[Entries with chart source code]
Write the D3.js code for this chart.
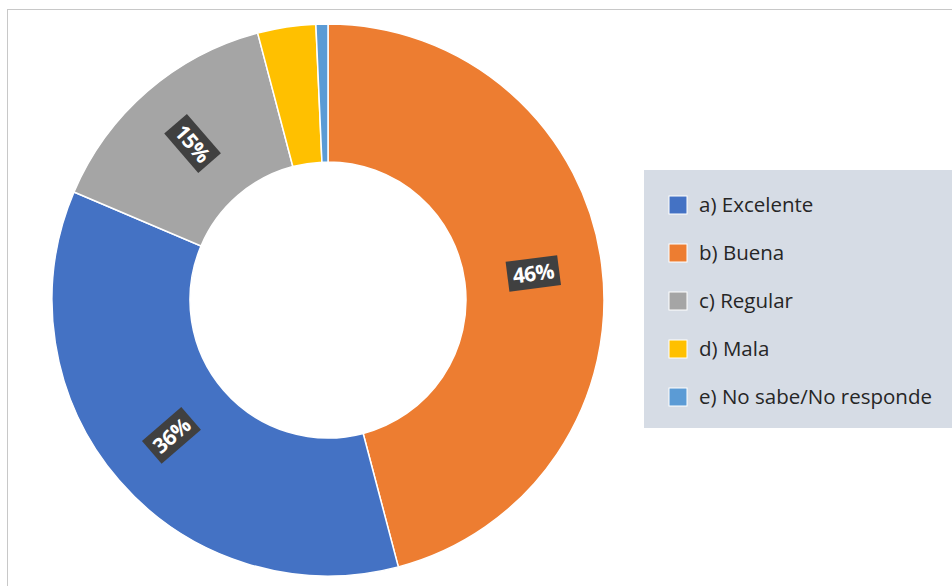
<!doctype html>
<html lang="es">
<head>
<meta charset="utf-8">
<title>Donut</title>
<script src="https://cdn.jsdelivr.net/npm/d3@7/dist/d3.min.js"></script>
<style>
  body { margin: 0; background: #fff; }
  svg { display: block; }
</style>
</head>
<body>
<div id="chart"></div>
<script>
// order as drawn clockwise from 12 o'clock
var categories = ["b) Buena", "a) Excelente", "c) Regular", "d) Mala", "e) No sabe/No responde"];
var values = [45.9, 35.5, 14.5, 3.4, 0.7];
var colors = ["#ED7D31", "#4472C4", "#A5A5A5", "#FFC000", "#5B9BD5"];
var labels = ["46%", "36%", "15%", "", ""];

// legend order
var legendItems = ["a) Excelente", "b) Buena", "c) Regular", "d) Mala", "e) No sabe/No responde"];

var W = 952, H = 586;
var cx = 328, cy = 300, rOut = 276, rIn = 138;

var svg = d3.select("#chart").append("svg").attr("width", W).attr("height", H);

// chart area border (right/bottom edges are out of frame)
svg.append("rect")
    .attr("x", 7.5).attr("y", 9.5)
    .attr("width", W + 10).attr("height", H + 10)
    .attr("fill", "none")
    .attr("stroke", "#c8c8c8")
    .attr("stroke-width", 1);

var color = d3.scaleOrdinal().domain(categories).range(colors);

var pie = d3.pie().sort(null).value(function(d, i) { return values[i]; });
var arcs = pie(categories);

var arc = d3.arc().innerRadius(rIn).outerRadius(rOut);
var mid = d3.arc().innerRadius((rIn + rOut) / 2).outerRadius((rIn + rOut) / 2);

var g = svg.append("g").attr("transform", "translate(" + cx + "," + cy + ")");

g.selectAll("path.slice")
    .data(arcs)
    .enter().append("path")
    .attr("class", "slice")
    .attr("d", arc)
    .attr("fill", function(d) { return color(d.data); })
    .attr("stroke", "#fff")
    .attr("stroke-width", 1.5);

// data labels, rotated along the radius
var lab = g.selectAll("g.lab")
    .data(arcs.filter(function(d, i) { return labels[i] !== ""; }))
    .enter().append("g")
    .attr("class", "lab")
    .attr("transform", function(d) {
        var c = mid.centroid(d);
        var a = (d.startAngle + d.endAngle) / 2 * 180 / Math.PI - 90;
        if (a > 90) a -= 180;
        return "translate(" + c[0] + "," + c[1] + ") rotate(" + a + ")";
    });

lab.append("rect")
    .attr("x", -26).attr("y", -15)
    .attr("width", 52).attr("height", 30)
    .attr("fill", "#404040");

lab.append("text")
    .attr("text-anchor", "middle")
    .attr("dy", "0.36em")
    .attr("font-family", "'Open Sans', sans-serif")
    .attr("font-weight", "bold")
    .attr("font-size", "21px")
    .attr("letter-spacing", "-0.5px")
    .attr("fill", "#fff")
    .text(function(d) { return labels[categories.indexOf(d.data)]; });

// legend
var legend = svg.append("g");
legend.append("rect")
    .attr("x", 644).attr("y", 170)
    .attr("width", W - 644).attr("height", 258)
    .attr("fill", "#D6DCE5");

var ly = d3.scalePoint().domain(legendItems).range([205, 397]);

var li = legend.selectAll("g.item")
    .data(legendItems)
    .enter().append("g")
    .attr("class", "item")
    .attr("transform", function(d) { return "translate(669," + ly(d) + ")"; });

li.append("rect")
    .attr("x", 0).attr("y", -9)
    .attr("width", 18).attr("height", 18)
    .attr("fill", function(d) { return color(d); })
    .attr("stroke", "#fff")
    .attr("stroke-width", 1);

li.append("text")
    .attr("x", 30)
    .attr("dy", "0.35em")
    .attr("font-family", "'Open Sans', sans-serif")
    .attr("font-size", "20.5px")
    .attr("fill", "#262626")
    .text(function(d) { return d; });
</script>
</body>
</html>
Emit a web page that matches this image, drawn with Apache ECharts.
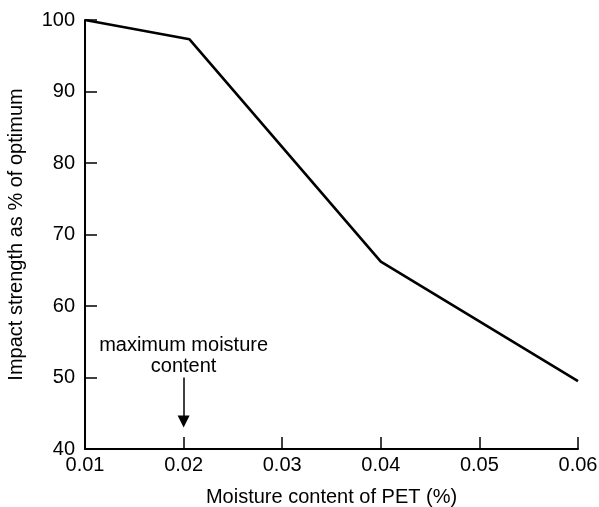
<!DOCTYPE html>
<html>
<head>
<meta charset="utf-8">
<script src="https://cdn.jsdelivr.net/npm/echarts@6/dist/echarts.min.js"></script>
<style>
html,body{margin:0;padding:0;background:#fff;}
#chart{width:599px;height:507px;}
</style>
</head>
<body>
<div id="chart"></div>
<script>
// Data
const moisture = [0.01, 0.0206, 0.04, 0.06];
const impactStrength = [100, 97.3, 66.2, 49.5];
const xTicks = [0.01, 0.02, 0.03, 0.04, 0.05, 0.06];
const yTicks = [40, 50, 60, 70, 80, 90, 100];
const annotationX = 0.02;
const arrowFrom = 50;
const arrowTo = 43.85;
const annotationTextY = 53.0;
const annotationText = 'maximum moisture\ncontent';

const font = '"Liberation Sans", Arial, Helvetica, sans-serif';
const chart = echarts.init(document.getElementById('chart'), null, {renderer: 'canvas'});

const pairs = moisture.map((x, i) => [x, impactStrength[i]]);

chart.setOption({
  animation: false,
  backgroundColor: '#fff',
  grid: {left: 85, right: 21, top: 20, bottom: 58, containLabel: false, outerBoundsMode: 'none'},
  xAxis: {
    type: 'value',
    min: xTicks[0],
    max: xTicks[xTicks.length - 1],
    interval: 0.01,
    name: 'Moisture content of PET (%)',
    nameLocation: 'middle',
    nameGap: 38,
    nameTextStyle: {color: '#000', fontSize: 20, fontFamily: font},
    axisLine: {show: true, onZero: false, lineStyle: {color: '#000', width: 2}},
    axisTick: {show: true, inside: true, length: 12, lineStyle: {color: '#000', width: 1.5}},
    axisLabel: {
      color: '#000', fontSize: 20, fontFamily: font, margin: 6,
      formatter: v => v.toFixed(2)
    },
    splitLine: {show: false}
  },
  yAxis: {
    type: 'value',
    min: yTicks[0],
    max: yTicks[yTicks.length - 1],
    interval: 10,
    name: 'Impact strength as % of optimum',
    nameLocation: 'middle',
    nameGap: 59,
    nameTextStyle: {color: '#000', fontSize: 20, fontFamily: font},
    axisLine: {show: true, onZero: false, lineStyle: {color: '#000', width: 2}},
    axisTick: {show: true, inside: true, length: 12, lineStyle: {color: '#000', width: 1.5}},
    axisLabel: {color: '#000', fontSize: 20, fontFamily: font, margin: 10},
    splitLine: {show: false}
  },
  series: [{
    type: 'line',
    data: pairs,
    symbol: 'none',
    lineStyle: {color: '#000', width: 2.6},
    itemStyle: {color: '#000'},
    markLine: {
      silent: true,
      symbol: ['none', 'triangle'],
      symbolSize: [12, 12],
      lineStyle: {color: '#000', width: 1.5, type: 'solid'},
      label: {show: false},
      data: [[{coord: [annotationX, arrowFrom]}, {coord: [annotationX, arrowTo]}]]
    },
    markPoint: {
      silent: true,
      symbol: 'circle',
      symbolSize: 0,
      label: {
        show: true,
        position: 'inside',
        formatter: annotationText,
        color: '#000',
        fontSize: 20,
        lineHeight: 21,
        fontFamily: font,
        align: 'center'
      },
      data: [{coord: [annotationX, annotationTextY]}]
    }
  }]
});
</script>
</body>
</html>
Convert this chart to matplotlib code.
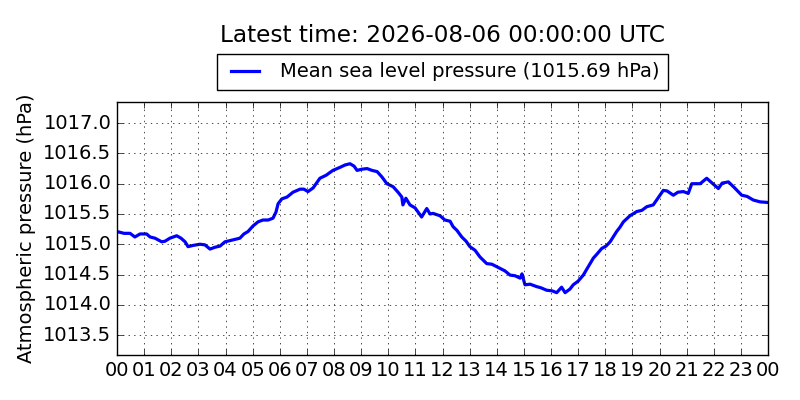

◆ What needs to be done: Your task is to pick out every line with the string "drawn" and copy it.

◆ Solution below:
// order as drawn clockwise from 12 o'clock
Emit a web page that matches this image, drawn with Apache ECharts.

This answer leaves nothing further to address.